What worries the local government now is the danger from landslides and flash floods due to the altered topography of the place. "We now have to conduct regular monitoring on the condition of the soil in the upper part of the mountain whenever there is a strong and continuous rain," Calayag said.
He recalled that Kinabuhayan and the nearby village of Sta. Lucia have already experienced big floods in the past. Sally Pangan, protected area supervisor assigned by the Department of Environment and Natural Resources to Banahaw, said in her inspection report that the soil erosion between Barangays Sampaloc 1 and Bugon in Sariaya was due to rampant illegal farming in some parts of the mountain.
Pangan discovered that the land in the area had no topsoil. The team also found traces of landslides during previous heavy rains that resulted in the contamination of the town's water supply and also of neighboring villages.
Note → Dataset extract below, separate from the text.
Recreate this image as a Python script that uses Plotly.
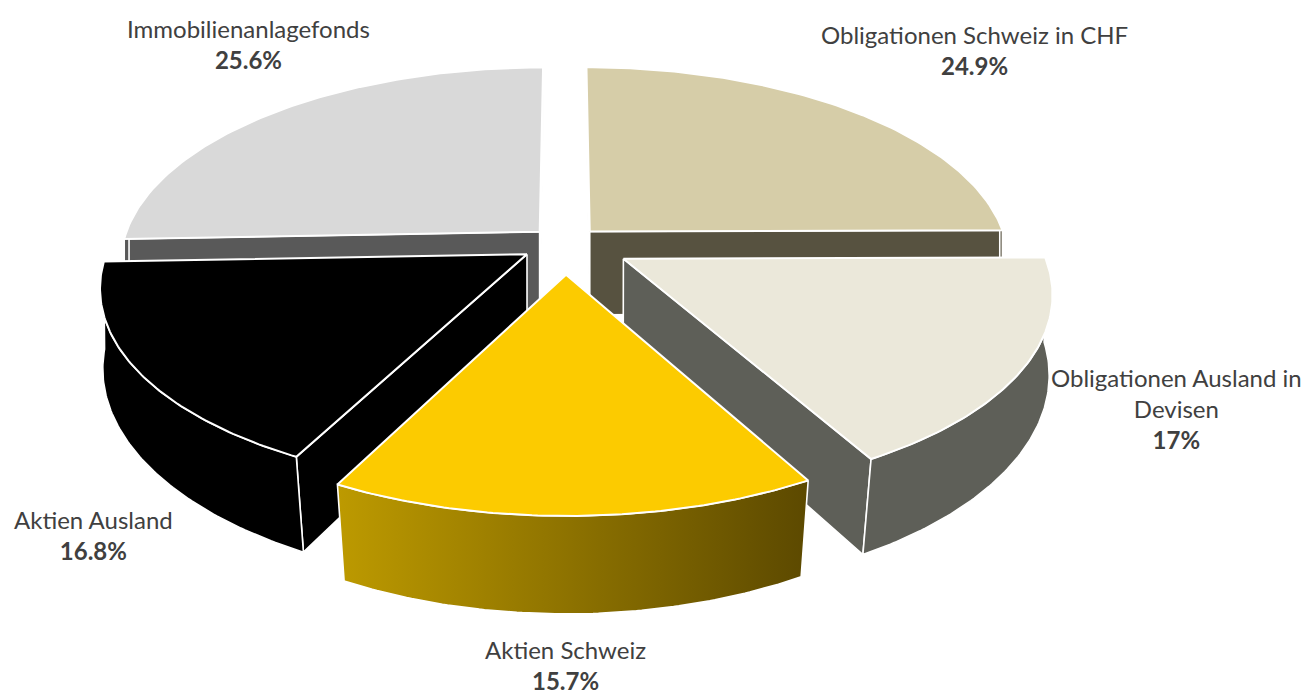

The extent of soil erosion, near the water source downstream, reveals a mismanaged watershed due to uncontrolled farming inside the mountain area. "The slope of Banahaw de Dolores is the same in St. Bernard, except that our place is much steeper. God forbid, but we're not totally discounting the possibility that what happened in St. Bernard could also happen here. The occurrence of landslides and flash floods in these mountainous parts of Dolores is not a remote possibility," Calayag said.
Calayag also pointed to the volcanic and limestone wall at the back of the village."There's always a fire in that wall every four years, which softened the soil structure," he said.